It's November 2nd, there are only 3 pumpkin scones left in the house. It means it's time to bake more goodies so Hub has something to eat for breakfast or snack with his big mug of tea. There are so many biscotti recipes out there, that I made a hybrid of the one from David Leibovitz, former pastry chef from Chez Panisse and another one I found on the net.
Chocolate Biscotti
1/2 stick unsalted butter
3/4 cup sugar
1/4 cup brown sugar
2 eggs
1 tsp pure vanilla extract
1 tsp Godiva chocolate liqueur
2 cups AP flour
3/4 cup unsweetened cocoa * use the best you can find, I happen to LOVE Pernigotti cocoa!*
2 tsp baking powder
1 tsp baking soda
1/2 tsp kosher salt
1 cup chocolate chips * white, semi, bittersweet,...whatever you love*
1 cup nuts * almonds, walnuts, pecans,...whatever you love*
In a large bowl, sift flour, cocoa, soda, powder and salt, set aside.

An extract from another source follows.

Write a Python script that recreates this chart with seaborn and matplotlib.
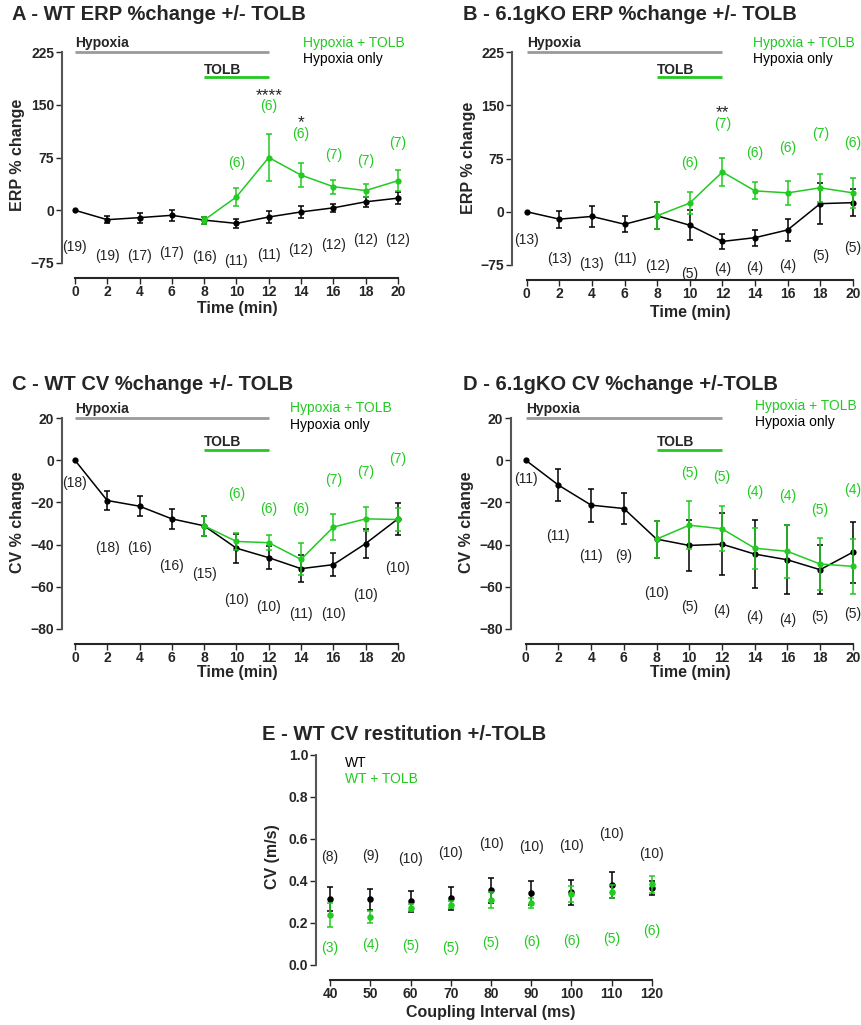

Cream butter with sugars, mixed in eggs and add extracts. Add 1/2 flour mixture to wet ingredients, till mixed in. Add remainder with chips and nuts, mix till well blended. Gather into a ball, split into 2. Roll into
2- 9"x2.5" logs. Place on parchment lined sheet pan. Leave 4" between each log. Bake at 350°F oven for 20-25 minutes. Remove from oven. Cool at least 1 hour.
Take cooled cookie log and gently saw ( use a bread knife for this, please) on the diagonal, 1/2" slices of biscotti. Place these on another parchment lined sheet pan, and bake at 325°F for 8-9 minutes. DO NOT OVERBAKE. Let these completely cool before putting in a storage container.
OR...dip them into dark chocolate for even more decadence! ENJOY!